◆ SET EXERCISE
Output the data word for word, dropping every image.

◆ DATASET EXCERPT
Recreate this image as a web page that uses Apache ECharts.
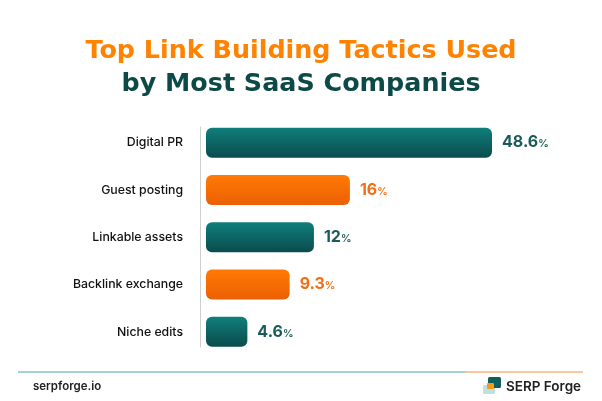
<!DOCTYPE html>
<html>
<head>
<meta charset="utf-8">
<script src="https://cdn.jsdelivr.net/npm/echarts@6/dist/echarts.min.js"></script>
<style>html,body{margin:0;padding:0;background:#fff;}#c{width:602px;height:401px;}</style>
</head>
<body>
<div id="c"></div>
<script>
const categories = ['Digital PR', 'Guest posting', 'Linkable assets', 'Backlink exchange', 'Niche edits'];
const values = [48.6, 16, 12, 9.3, 4.6];
const titleLine1 = 'Top Link Building Tactics Used';
const titleLine2 = 'by Most SaaS Companies';
const footerLeft = 'serpforge.io';
const footerBrand = 'SERP Forge';

const TEAL = '#1b5c5a', ORANGE = '#f46d12';
const tealGrad = new echarts.graphic.LinearGradient(0, 0, 0, 1, [{offset: 0, color: '#0f7f7c'}, {offset: 1, color: '#0b4b4c'}]);
const orangeGrad = new echarts.graphic.LinearGradient(0, 0, 0, 1, [{offset: 0, color: '#ff7a05'}, {offset: 1, color: '#ec5f04'}]);

const chart = echarts.init(document.getElementById('c'), null, {renderer: 'canvas'});
const FONT = 'Inter, "Open Sans", sans-serif';
const TFONT = '"DejaVu Sans", sans-serif';

chart.setOption({
  backgroundColor: '#ffffff',
  animation: false,
  title: [
    {text: titleLine1, left: 'center', top: 34, textStyle: {fontFamily: TFONT, fontSize: 25.4, fontWeight: 'bold', color: '#ff8200'}},
    {text: titleLine2, left: 'center', top: 67, textStyle: {fontFamily: TFONT, fontSize: 25.4, fontWeight: 'bold', color: '#0d4a47'}}
  ],
  grid: [
    {left: 206, top: 119, width: 286, height: 236.5, containLabel: false},
    {left: 200, top: 127, width: 10, height: 220, containLabel: false}
  ],
  xAxis: [
    {type: 'value', min: 0, max: 31.8, show: false, gridIndex: 0},
    {type: 'value', min: 0, max: 1, show: false, gridIndex: 1}
  ],
  yAxis: [
    {
      type: 'category', data: categories, inverse: true, gridIndex: 0,
      axisLine: {show: false},
      axisTick: {show: false},
      axisLabel: {margin: 23, fontFamily: FONT, fontSize: 12.3, fontWeight: 500, color: '#111'}
    },
    {
      type: 'value', min: 0, max: 1, gridIndex: 1,
      axisLine: {show: true, lineStyle: {color: '#cfcfcf', width: 1}},
      axisTick: {show: false}, axisLabel: {show: false}, splitLine: {show: false}
    }
  ],
  series: [{
    type: 'bar', clip: true, barWidth: 30, xAxisIndex: 0, yAxisIndex: 0,
    data: values.map((v, i) => ({value: v, itemStyle: {color: i % 2 === 0 ? tealGrad : orangeGrad},
      label: {color: i % 2 === 0 ? TEAL : ORANGE}})),
    itemStyle: {borderRadius: 6},
    label: {
      show: true, position: 'right', distance: 10,
      formatter: p => '{n|' + p.value + '}{p|%}',
      rich: {
        n: {fontFamily: FONT, fontSize: 16, fontWeight: 700},
        p: {fontFamily: FONT, fontSize: 10.5, fontWeight: 600, padding: [3, 0, 0, 0]}
      }
    }
  }],
  graphic: [
    {type: 'line', shape: {x1: 18, y1: 372, x2: 466, y2: 372}, style: {stroke: '#4aa7a6', lineWidth: 1}},
    {type: 'line', shape: {x1: 466, y1: 372, x2: 583, y2: 372}, style: {stroke: '#f7913d', lineWidth: 1}},
    {type: 'text', left: 33, top: 381, style: {text: footerLeft, font: '600 11.5px ' + FONT, fill: '#222'}},
    {type: 'rect', shape: {x: 483, y: 385, width: 12, height: 9, r: 1.5}, style: {fill: '#bfe0dd'}},
    {type: 'rect', shape: {x: 488, y: 377, width: 13, height: 11, r: 1.5}, style: {fill: '#0f5f5c'}},
    {type: 'rect', shape: {x: 487, y: 383, width: 7, height: 6, r: 1}, style: {fill: '#f59a1b'}},
    {type: 'text', left: 506, top: 380, style: {text: footerBrand, font: '600 13.5px ' + FONT, fill: '#222'}}
  ]
});
</script>
</body>
</html>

◆ FULL RESPONSE
Recreate this image as a web page that uses Apache ECharts.
<!DOCTYPE html>
<html>
<head>
<meta charset="utf-8">
<script src="https://cdn.jsdelivr.net/npm/echarts@6/dist/echarts.min.js"></script>
<style>html,body{margin:0;padding:0;background:#fff;}#c{width:602px;height:401px;}</style>
</head>
<body>
<div id="c"></div>
<script>
const categories = ['Digital PR', 'Guest posting', 'Linkable assets', 'Backlink exchange', 'Niche edits'];
const values = [48.6, 16, 12, 9.3, 4.6];
const titleLine1 = 'Top Link Building Tactics Used';
const titleLine2 = 'by Most SaaS Companies';
const footerLeft = 'serpforge.io';
const footerBrand = 'SERP Forge';

const TEAL = '#1b5c5a', ORANGE = '#f46d12';
const tealGrad = new echarts.graphic.LinearGradient(0, 0, 0, 1, [{offset: 0, color: '#0f7f7c'}, {offset: 1, color: '#0b4b4c'}]);
const orangeGrad = new echarts.graphic.LinearGradient(0, 0, 0, 1, [{offset: 0, color: '#ff7a05'}, {offset: 1, color: '#ec5f04'}]);

const chart = echarts.init(document.getElementById('c'), null, {renderer: 'canvas'});
const FONT = 'Inter, "Open Sans", sans-serif';
const TFONT = '"DejaVu Sans", sans-serif';

chart.setOption({
  backgroundColor: '#ffffff',
  animation: false,
  title: [
    {text: titleLine1, left: 'center', top: 34, textStyle: {fontFamily: TFONT, fontSize: 25.4, fontWeight: 'bold', color: '#ff8200'}},
    {text: titleLine2, left: 'center', top: 67, textStyle: {fontFamily: TFONT, fontSize: 25.4, fontWeight: 'bold', color: '#0d4a47'}}
  ],
  grid: [
    {left: 206, top: 119, width: 286, height: 236.5, containLabel: false},
    {left: 200, top: 127, width: 10, height: 220, containLabel: false}
  ],
  xAxis: [
    {type: 'value', min: 0, max: 31.8, show: false, gridIndex: 0},
    {type: 'value', min: 0, max: 1, show: false, gridIndex: 1}
  ],
  yAxis: [
    {
      type: 'category', data: categories, inverse: true, gridIndex: 0,
      axisLine: {show: false},
      axisTick: {show: false},
      axisLabel: {margin: 23, fontFamily: FONT, fontSize: 12.3, fontWeight: 500, color: '#111'}
    },
    {
      type: 'value', min: 0, max: 1, gridIndex: 1,
      axisLine: {show: true, lineStyle: {color: '#cfcfcf', width: 1}},
      axisTick: {show: false}, axisLabel: {show: false}, splitLine: {show: false}
    }
  ],
  series: [{
    type: 'bar', clip: true, barWidth: 30, xAxisIndex: 0, yAxisIndex: 0,
    data: values.map((v, i) => ({value: v, itemStyle: {color: i % 2 === 0 ? tealGrad : orangeGrad},
      label: {color: i % 2 === 0 ? TEAL : ORANGE}})),
    itemStyle: {borderRadius: 6},
    label: {
      show: true, position: 'right', distance: 10,
      formatter: p => '{n|' + p.value + '}{p|%}',
      rich: {
        n: {fontFamily: FONT, fontSize: 16, fontWeight: 700},
        p: {fontFamily: FONT, fontSize: 10.5, fontWeight: 600, padding: [3, 0, 0, 0]}
      }
    }
  }],
  graphic: [
    {type: 'line', shape: {x1: 18, y1: 372, x2: 466, y2: 372}, style: {stroke: '#4aa7a6', lineWidth: 1}},
    {type: 'line', shape: {x1: 466, y1: 372, x2: 583, y2: 372}, style: {stroke: '#f7913d', lineWidth: 1}},
    {type: 'text', left: 33, top: 381, style: {text: footerLeft, font: '600 11.5px ' + FONT, fill: '#222'}},
    {type: 'rect', shape: {x: 483, y: 385, width: 12, height: 9, r: 1.5}, style: {fill: '#bfe0dd'}},
    {type: 'rect', shape: {x: 488, y: 377, width: 13, height: 11, r: 1.5}, style: {fill: '#0f5f5c'}},
    {type: 'rect', shape: {x: 487, y: 383, width: 7, height: 6, r: 1}, style: {fill: '#f59a1b'}},
    {type: 'text', left: 506, top: 380, style: {text: footerBrand, font: '600 13.5px ' + FONT, fill: '#222'}}
  ]
});
</script>
</body>
</html>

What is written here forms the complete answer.